Karena hasil rempah rempah, kekayaan alam yang melimpah seperti emas, kapur barus kesultanan Aceh menjadi makmur dan

Editor: Ansari Hasyim
Serambinews.com
Tgk Mukhtar Syafari 

Oleh: Tgk Mukhtar S Sos MA*) 

MoU Helsinki sebagai resolusi konflik Aceh telah berusia 20 tahun pada 15 Agustus 2025 tetapi masih banyak klausul perjanjian damai yang belum terealisasi seperti kewenangan Aceh dalam semua sektor publik kecuali 6 bidang (poin 1.1.2), perbatasan Aceh belum merujuk perbatasan 1 Juli 1956 sebagaimana poin 1.1.4 dan keputusan pemerintah yang melanggar semangat perjanjian damai yaitu penambahan 5 batalyon TNI karena bertentangan poin 4.7 serta beberapa poin penting lainnya yang tidak terealisasi.

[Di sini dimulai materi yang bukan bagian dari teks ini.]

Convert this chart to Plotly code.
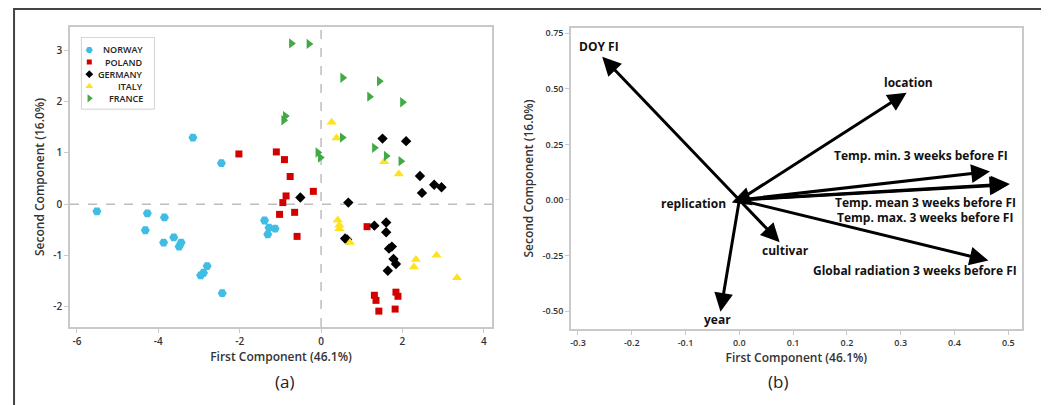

Pembagian hasil Migas 70 persen untuk Aceh sebagaimana poin 1.3.4 belum jelas dan terbuka. Diinformasikan produksi Migas Aceh dari Blok B pada 2024 sekitar 51,1 miliar standar kaki kubik (BSCF) gas bumi. Jika dikonversi maka nilai produksi mencapai 4,75 triliun (harianpaparazi.com edisi 1/07/25). Namun Aceh mendapat bagi hasil Migas tahun 2025 senilai 100,03 Milyar (infomigas.id edisi 23/01/25/). Bagaimana pembagian hak Aceh 70 % sesungguhnya?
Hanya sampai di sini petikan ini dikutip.